The report, entitled Young People’s Experience of Careers Education, also found that none of the young people surveyed were advised about traineeships, only 11% were given CV and application advice, and only 7% were advised on apprenticeships.
In 2014, the Youth Forum at the Royal London Society for Blind People (RLSB) released England’s first ever Youth Manifesto laying out solutions to the challenges faced by vision impaired young people.
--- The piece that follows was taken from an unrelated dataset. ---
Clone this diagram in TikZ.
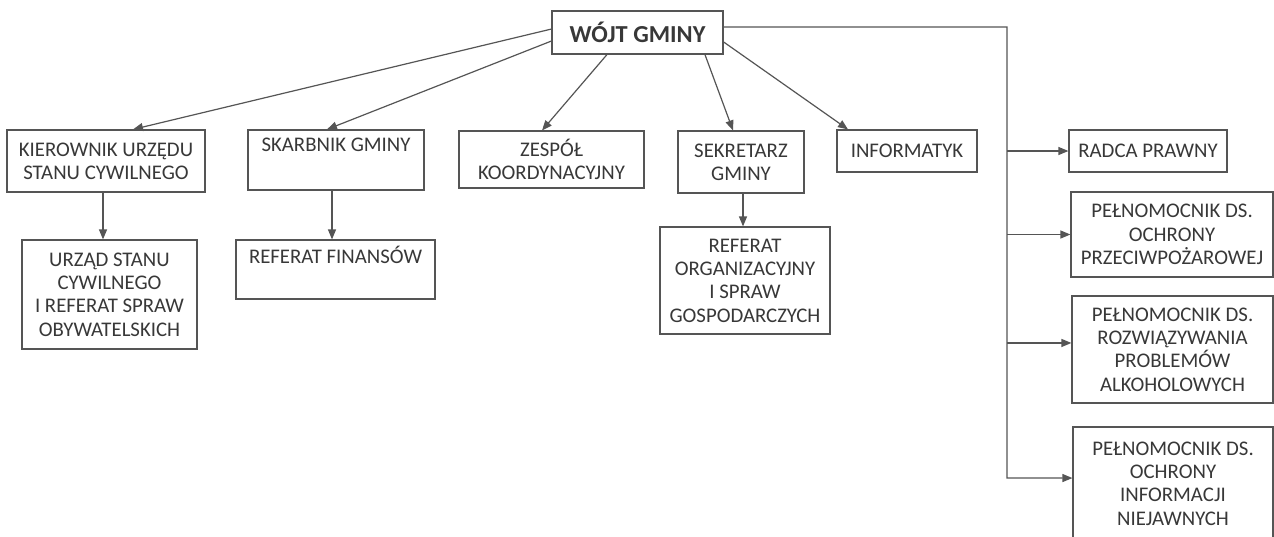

The Youth Manifesto echoes the findings of YEUK’s report with 50% of the vision impaired young people the Youth Forum spoke to saying they received little or no support when leaving school about what comes next. For vision impaired young people getting the right advice is key, considering the fact that nine out of 10 young people who lose their sight in youth will not work for more than 6 months in their lives.
Lauren Richardson, Youth Forum member and apprentice at RLSB said: “Apprenticeships were not actively supported by my college; their main focus was on getting us into university degrees. With a degree, yes the qualification looks good, yes I’d get the knowledge, but I wanted to learn how to put the knowledge into action?
“My apprenticeship gave me the opportunity to get experience and learn practically as I go. It’s more motivating to work towards concrete goals within an organisation, plus I get paid too. Earning and learning: what’s bad about that?"
RLSB supports the recommendations of Youth Employment UK’s report, especially ensuring that young people are aware of all their options, meaning they are empowered to make the decision that is right for them.
RLSB also supports YEUK’s call to increase engagement opportunities between employers and young people.